What is computer science? Is it art, science, engineering, or mathematics? This book attempts to define “computer science” and lay the groundwork for making it a discipline on its own. Specifically, the book addresses the following: What is the identity of computing and can computing be regarded as a scientific discipline?

It is very difficult to shape a discipline. This means to set its fundamental core, describe its principles, and refine the basis of its manifestation. So, in order to shape the computing discipline, the author relies on three well-shaped disciplines: mathematics, engineering, and science. He explains them thoroughly in the first part of the book. Then, he builds analogies between each of these disciplines with the computing discipline. For instance, in Part 2, he makes a comparison between mathematics and computing--what they have in common and how they differ. In Part 3, the author tackles the technical aspect of computing from an engineering point of view. Both computer hardware engineering and computer software engineering are investigated. In Part 4, the most important part of the book, computing as science is revealed.

As I just mentioned, in Part 2, the author studies the link between mathematics and computing. He claims that computing can be characterized “as a discipline of mathematical nature.” He further supports the argument by relying on Hoare’s four “self-evident” computing principles: computers are mathematical machines, computer programs are mathematical expressions, a programming language is a mathematical theory, and programming is a mathematical activity. In chapters 2 to 4, the author lays down the roots, origins, and challenges of the computing discipline, starting from Leibniz’s automatic machine, passing through the mathematical theory of the universal Turing machine, and reaching the formal verification debate of computer software.

It is absolutely conceivable to acknowledge the tie between mathematics and the computing discipline. But, eventually, the latter evolved beyond pure theory and formalism; it touched the world of engineering.

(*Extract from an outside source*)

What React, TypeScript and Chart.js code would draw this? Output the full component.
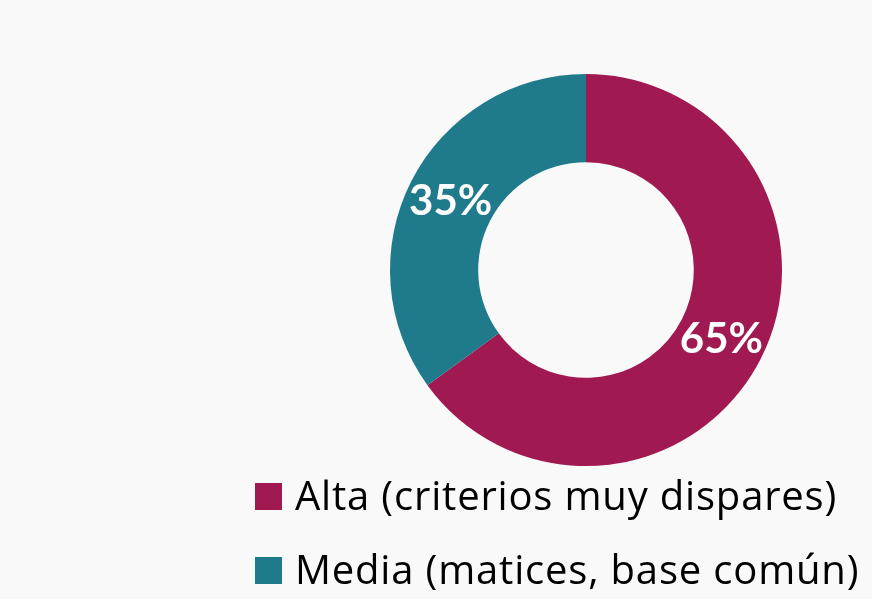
import React, { useEffect, useRef } from "react";
import { Chart, registerables } from "chart.js";

Chart.register(...registerables);

const categories = ["Alta (criterios muy dispares)", "Media (matices, base común)"];
const values = [65, 35];
const valueLabels = ["65%", "35%"];
const colors = ["#A01950", "#1F7A8C"];

const LABEL_FONT = "Lato, 'Open Sans', sans-serif";
const LEGEND_FONT = "'Open Sans', Lato, sans-serif";

const labelPlugin = {
  id: "sliceLabels",
  afterDatasetsDraw(chart: any) {
    const ctx = chart.ctx;
    const meta = chart.getDatasetMeta(0);
    ctx.save();
    ctx.fillStyle = "#ffffff";
    ctx.font = `bold 42px ${LABEL_FONT}`;
    ctx.textAlign = "center";
    ctx.textBaseline = "middle";
    meta.data.forEach((arc: any, i: number) => {
      const p = arc.tooltipPosition(false);
      ctx.fillText(valueLabels[i], p.x, p.y);
    });
    ctx.restore();
  },
};

const legendPlugin = {
  id: "leftLegend",
  afterDraw(chart: any) {
    const ctx = chart.ctx;
    const x0 = 255;
    const y0 = 483;
    const gap = 74;
    const box = 27;
    ctx.save();
    ctx.font = `40px ${LEGEND_FONT}`;
    ctx.textBaseline = "alphabetic";
    ctx.textAlign = "left";
    const first = chart.data.labels[0] as string;
    const w = ctx.measureText(first).width;
    const extra = Math.max(0, (542 - w) / first.length);
    (ctx as any).letterSpacing = `${extra.toFixed(2)}px`;
    chart.data.labels.forEach((lab: string, i: number) => {
      const y = y0 + i * gap;
      ctx.fillStyle = colors[i];
      ctx.fillRect(x0, y, box, box);
      ctx.fillStyle = "#000000";
      ctx.fillText(lab, 295, y + 27);
    });
    ctx.restore();
  },
};

export default function App() {
  const ref = useRef<HTMLCanvasElement | null>(null);
  useEffect(() => {
    document.body.style.margin = "0";
    document.body.style.background = "#F9F9F9";
    const chart = new Chart(ref.current as HTMLCanvasElement, {
      type: "doughnut",
      data: {
        labels: categories,
        datasets: [
          {
            data: values,
            backgroundColor: colors,
            borderWidth: 0,
          },
        ],
      },
      options: {
        responsive: false,
        animation: false,
        cutout: "55%",
        layout: { padding: { left: 390, right: 90, top: 74, bottom: 133 } },
        plugins: {
          legend: { display: false },
          tooltip: { enabled: false },
        },
      },
      plugins: [labelPlugin, legendPlugin],
    });
    return () => chart.destroy();
  }, []);
  return (
    <div style={{ width: 872, height: 599, background: "#F9F9F9", position: "relative" }}>
      <canvas ref={ref} width={872} height={599} style={{ display: "block" }} />
    </div>
  );
}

In Part 3, specifically chapter 5, the author details the history of engineering the modern computer (the stories of the ENIAC and the EDVAC are well elaborated). Then, he focuses on the origins and consequences of the stored-program concept; the idea of storing program instructions in the same storage and in the same way as its data shifted the academic attention from computer engineering to programming. While the research in programming was evolving, programming itself remained “a black art that lack[ed] standards.” Hence, in the late 1960s, software engineering came more into focus and was “accepted as a central part of the academic discipline of computing.”

Software crises and struggles are well presented in chapter 6. Intriguing laws like Moore’s law, which states that “the number of transistors on integrated circuits doubles every two years,” and Wirth’s law, which states that “software is getting slower more rapidly than hardware becomes faster,” are emphasized. The author claims that software engineering remains engineering, not science, due to the evolving characteristic of the computing discipline (for example, distributed computer systems, their complexity, and the variety of consumer devices).

Part 4 investigates the science of computing. In chapter 7 of this part, the author explains the birth and adoption of the name “computer science” in the world. According to Tedre, there is no use of the term before 1958, inclusively. He says that the term “computer sciences” in its plural form was first coined in a paper by Louis Fein that was published in the Communications of the ACM in 1959.

In chapter 8, the author discusses the nature of the science of computing. Specifically, if computing is science, then it is the science of what? He answers the question by referring to Denning, in 2007: “Computing is the study of natural and artificial information processes.”

Besides, the author brings our attention to the fact that if we choose a bottom-up approach to define the field, by capturing similarities in its practices, then we are confronted with an expanding number of ongoing new applications. On the other side, the author continues, if we attempt to fix a definition of the field and try a top-down approach to delineate its practices, thereafter we are also confronted with another problem: the assurance of exact and truthful applicability of practices. So, according to the author, the result of any of these approaches has indefinite outcomes. However, studying such approaches is interesting because it will help us illustrate the principles of the field. For instance, the author refers to Denning’s framework of the “great principles of computing,” which adopts six windows that define the structure and operation of computations. The windows are illustrated as the edges of a hexagon and called “computing mechanics.” They are communication, computation, recollection, coordination, evaluation, and design.

The author proceeds to describe the methodology in the computing discipline, which is well exposed in chapter 9. He provides quantitative proofs, which show that the application and importance of a specific method (for example, data analysis, field study, concept implementation, mathematical analysis, case study, and so on) vary depending on the computing field in which it is applied; even more, the methodological aspect of computing is based on individual experience.

Part 5 concludes the book.

This book is deep, theoretical, philosophical, and very educational. It is based on a PhD thesis that claims that computing can be regarded as a scientific discipline. However, it proves and concludes that computing is neither a single unique discipline nor a multi-discipline; it is a living discipline. This fact strengthened my belief that “computer science” inherits science, engineering, and mathematics in its core, while it continually transcends its disciplinary roots in an ongoing and expanding manner with no foreseen frontiers or limitations. Those who are interested--who have the will, drive, and curiosity to excavate the identity of computer science--should read this book. It is recommended as a reference and a text to rely on when defending the identity of the wonderful computing discipline.